It’s lunch time in Dr. Richard LaDouceur’s laboratory and his mechanical engineering students are getting ready to put a tasty riblet on to barbecue with the goal of getting it a good ways past well done. Unfortunately, this riblet is not destined for nourishment, but instead is headed for the blender where it will be transformed from a tantalizing delicious morsel into a disgusting mash.
LaDouceur’s students will heat the mash until nothing’s left except a piece of biochar. Biochar resembles charcoal, and is the substance that is left over after biomass has been burned. A lot of research has been done on the properties of biochar made from agriculture or forest products. LaDouceur’s lab has focused on finding a way to turn hemp stalks into a viable biochar product.
“You can make it from any type of biomass,” LaDouceur noted.
Aside from being a fun experiment, the riblet experiment poses new opportunities for biochar experimentation. Students at Montana Tech’s food bank had been landfilling expired food, but soon it will find a new home in LaDouceur’s lab, which can produce about four kilograms of biochar per day. Every food product will have different properties, and varying potential to be used a biochar.
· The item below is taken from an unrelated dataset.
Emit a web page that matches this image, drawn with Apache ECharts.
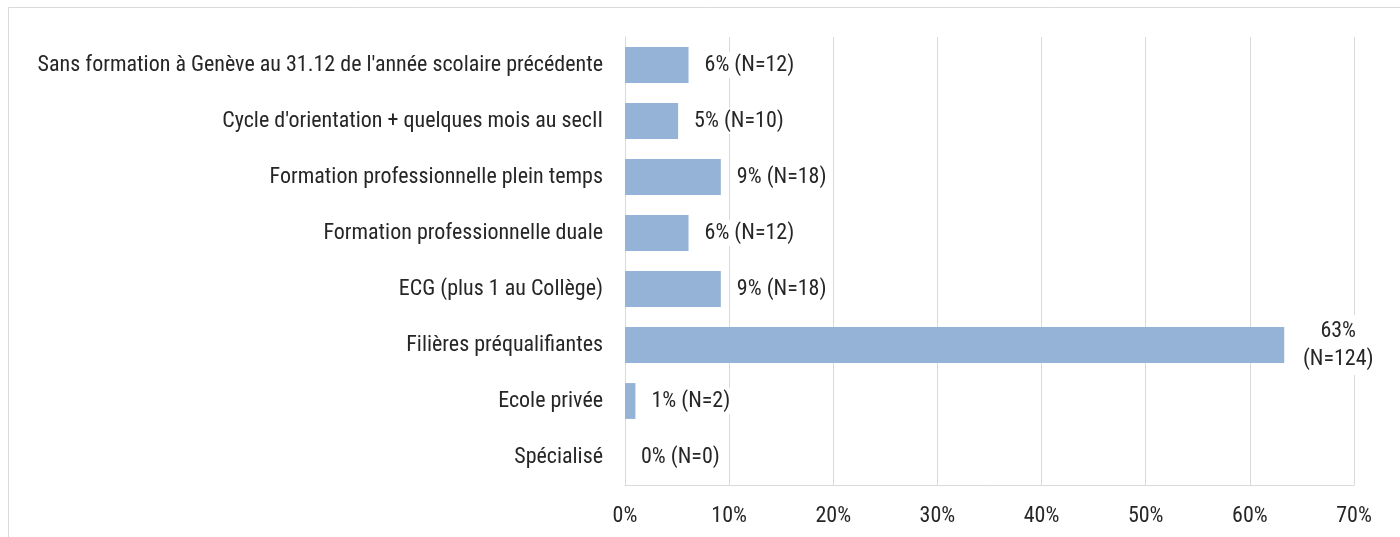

“If you can produce some value-added product from waste streams, you can reduce waste,” LaDouceur noted.
Finding new sources of biochar can also be big business. Fortune Business Insights, a research firm, estimated the global biochar market was worth $149.2 million in 2020. It is projected to grow to $360 million by 2028.
Some of biochar’s uses include carbon sequestration and agricultural soil amendment. LaDouceur is using the biochar his lab produces to test novel separation techniques for rare earth elements in experiments funded by the DEVCOM Army Research Laboratory.